The Temple was originally built in the late 18 century, though numerous additions were made in subsequent years, it is believed the colonnaded middle was the original construction, and it is certainly the nicest part. The building has been fenced off ever since I’ve been visiting and I wonder if there is anything inside. The avenue created by the chestnut trees was only planted in the 1990s; it’s a lovely addition and really does draw your eyes towards the building when you enter the park from the west, as we did.

IMG_2466

IMG_2482

Our walk took us along the paths that run alongside the ponds on the southern and eastern boundary of the park, we met quite a few other dog walkers on the way.

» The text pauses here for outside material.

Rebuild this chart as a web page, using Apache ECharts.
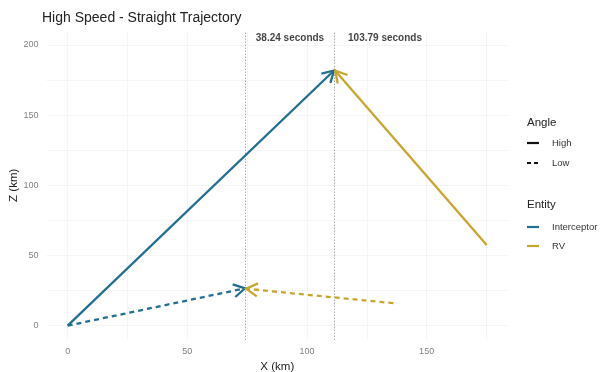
<!DOCTYPE html>
<html>
<head>
<meta charset="utf-8">
<script src="https://cdn.jsdelivr.net/npm/echarts@6/dist/echarts.min.js"></script>
<style>
  html, body { margin: 0; padding: 0; background: #ffffff; }
  #chart { width: 600px; height: 372px; }
</style>
</head>
<body>
<div id="chart"></div>
<script>
// Axis ticks and faint grid positions (km)
const xTicks = [0, 50, 100, 150];
const zTicks = [0, 50, 100, 150, 200];
const xGridLines = [0, 25, 50, 75, 100, 125, 150, 175];
const zGridLines = [0, 25, 50, 75, 100, 125, 150, 175, 200];

// Trajectories as [X km, Z km], start point first, intercept point last
const interceptorHigh = [[0, 0], [111.3, 181.8]];
const rvHigh = [[175.1, 57.5], [111.8, 181.6]];
const interceptorLow = [[0, 0], [74.1, 26.6]];
const rvLow = [[136.1, 16.0], [74.6, 26.3]];

// Intercept markers and time annotations
const interceptX = [74.1, 111.3];
const timeLabels = ['38.24 seconds', '103.79 seconds'];
const timeLabelX = [92.9, 132.6];
const timeLabelZ = [205, 205];

const BLUE = '#226f92';
const GOLD = '#c8a62c';
const FONT = '"Liberation Sans", Arial, sans-serif';

const trajectories = [
  { name: 'Interceptor High', pts: interceptorHigh, color: BLUE, dash: 'solid' },
  { name: 'RV High', pts: rvHigh, color: GOLD, dash: 'solid' },
  { name: 'Interceptor Low', pts: interceptorLow, color: BLUE, dash: [5, 4] },
  { name: 'RV Low', pts: rvLow, color: GOLD, dash: [5, 4] }
];

const chart = echarts.init(document.getElementById('chart'), null, { renderer: 'canvas' });

const lineSeries = trajectories.map(t => ({
  name: t.name,
  type: 'line',
  data: t.pts,
  showSymbol: false,
  symbol: 'none',
  silent: true,
  z: 3,
  lineStyle: { color: t.color, width: 2.3, type: t.dash }
}));

// Open arrowheads at the end of every trajectory
const arrowSeries = {
  type: 'custom',
  silent: true,
  z: 4,
  data: trajectories.map((t, i) => [t.pts[0][0], t.pts[0][1], t.pts[1][0], t.pts[1][1], i]),
  encode: { x: [0, 2], y: [1, 3] },
  renderItem: function (params, api) {
    const a = api.coord([api.value(0), api.value(1)]);
    const b = api.coord([api.value(2), api.value(3)]);
    const ang = Math.atan2(a[1] - b[1], a[0] - b[0]);
    const L = 13, w = Math.PI / 6;
    const p1 = [b[0] + L * Math.cos(ang + w), b[1] + L * Math.sin(ang + w)];
    const p2 = [b[0] + L * Math.cos(ang - w), b[1] + L * Math.sin(ang - w)];
    const color = trajectories[api.value(4)].color;
    return {
      type: 'polyline',
      shape: { points: [p1, b, p2] },
      style: { stroke: color, lineWidth: 2.3, fill: null, lineJoin: 'miter' }
    };
  }
};

// Faint panel grid
const gridSeries = {
  type: 'line',
  data: [],
  silent: true,
  z: 1,
  markLine: {
    z: 1,
    silent: true,
    symbol: 'none',
    animation: false,
    label: { show: false },
    lineStyle: { color: '#f2f2f2', width: 0.8, type: 'solid' },
    data: xGridLines.map(x => ({ xAxis: x })).concat(zGridLines.map(z => ({ yAxis: z })))
  }
};

// Dotted intercept markers
const interceptSeries = {
  type: 'line',
  data: [],
  silent: true,
  z: 2,
  markLine: {
    z: 2,
    silent: true,
    symbol: 'none',
    animation: false,
    label: { show: false },
    lineStyle: { color: '#666666', width: 0.8, type: [1, 2] },
    data: interceptX.map(x => ({ xAxis: x }))
  }
};

const labelSeries = {
  type: 'scatter',
  silent: true,
  symbolSize: 0,
  z: 5,
  data: timeLabels.map((s, i) => [timeLabelX[i], timeLabelZ[i], s]),
  label: {
    show: true,
    position: 'inside',
    formatter: p => p.value[2],
    fontFamily: FONT,
    fontSize: 10,
    fontWeight: 'bold',
    color: '#111111'
  }
};

// Legend drawn as two titled groups
const legendX = 527;
function keyLine(y, color, dash) {
  return {
    type: 'line',
    shape: { x1: legendX, y1: y, x2: legendX + 12, y2: y },
    style: { stroke: color, lineWidth: 2.2, lineDash: dash }
  };
}
function keyText(y, text) {
  return {
    type: 'text',
    x: legendX + 25, y: y,
    style: { text: text, font: '9.5px ' + FONT, fill: '#333333', verticalAlign: 'middle' }
  };
}
function keyTitle(y, text) {
  return {
    type: 'text',
    x: legendX, y: y,
    style: { text: text, font: '11.5px ' + FONT, fill: '#222222', verticalAlign: 'middle' }
  };
}

chart.setOption({
  animation: false,
  backgroundColor: '#ffffff',
  textStyle: { fontFamily: FONT },
  title: {
    text: 'High Speed - Straight Trajectory',
    left: 37,
    top: 6,
    textStyle: { fontFamily: FONT, fontSize: 14, fontWeight: 'normal', color: '#222222' }
  },
  grid: {
    left: 46.6, right: 92, top: 30.9, bottom: 32.3,
    containLabel: false,
    outerBoundsMode: 'none'
  },
  xAxis: {
    type: 'value',
    min: -8.8,
    max: 184,
    name: 'X (km)',
    nameLocation: 'middle',
    nameGap: 19,
    nameTextStyle: { fontFamily: FONT, fontSize: 11.5, color: '#222222' },
    axisLine: { show: false },
    axisTick: { show: false },
    splitLine: { show: false },
    axisLabel: { customValues: xTicks, color: '#808080', fontSize: 9, margin: 7, fontFamily: FONT }
  },
  yAxis: {
    type: 'value',
    min: -10,
    max: 210,
    name: 'Z (km)',
    nameLocation: 'middle',
    nameGap: 27,
    nameMoveOverlap: false,
    nameRotate: 90,
    nameTextStyle: { fontFamily: FONT, fontSize: 11.5, color: '#222222' },
    axisLine: { show: false },
    axisTick: { show: false },
    splitLine: { show: false },
    axisLabel: { customValues: zTicks, color: '#808080', fontSize: 9, margin: 8, fontFamily: FONT }
  },
  graphic: [
    keyTitle(123, 'Angle'),
    keyLine(143, '#111111', null),
    keyText(143, 'High'),
    keyLine(163, '#111111', [4, 3]),
    keyText(163, 'Low'),
    keyTitle(205, 'Entity'),
    keyLine(227, BLUE, null),
    keyText(227, 'Interceptor'),
    keyLine(246, GOLD, null),
    keyText(246, 'RV')
  ],
  series: [gridSeries, interceptSeries].concat(lineSeries, [arrowSeries, labelSeries])
});
</script>
</body>
</html>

This is a popular place and the dogs appreciated the opportunity to run unfettered and make a few friends on the way. After a few days of rain it was pretty wet everywhere and the River Roding that flows on the far side of the trees in the below photo was very full and very muddy. There was a lot of mud in the paths under the trees.

IMG_2468

IMG_2475

Half way along the ponds we spotted The Grotto, which came as a complete surprise to me as I haven’t heard of it before. It’s original construction was completed in 1764 and it was built as a rich man’s pond side folly. Over the years that building has served a number of purposes though was destroyed in a fire in 1884 when it was being used as a boat house. The ruins have only been exposed in the last ten years, but are sadly all fenced off. They were a nice surprise.

IMG_2474

IMG_2479

We stopped for a coffee at the popular tea hut in the park before walking back to where we started, eventually returning a couple of very muddy dogs to their owners. The dogs seemed to have as good a time as we humans did, at least I hope so. I suspect they slept well.

20220303_133207(0)

It was a longer walk than I expected, though very enjoyable. It was so nice being out under the trees, walking in some mud and chatting with a good friend. I need to do more of this.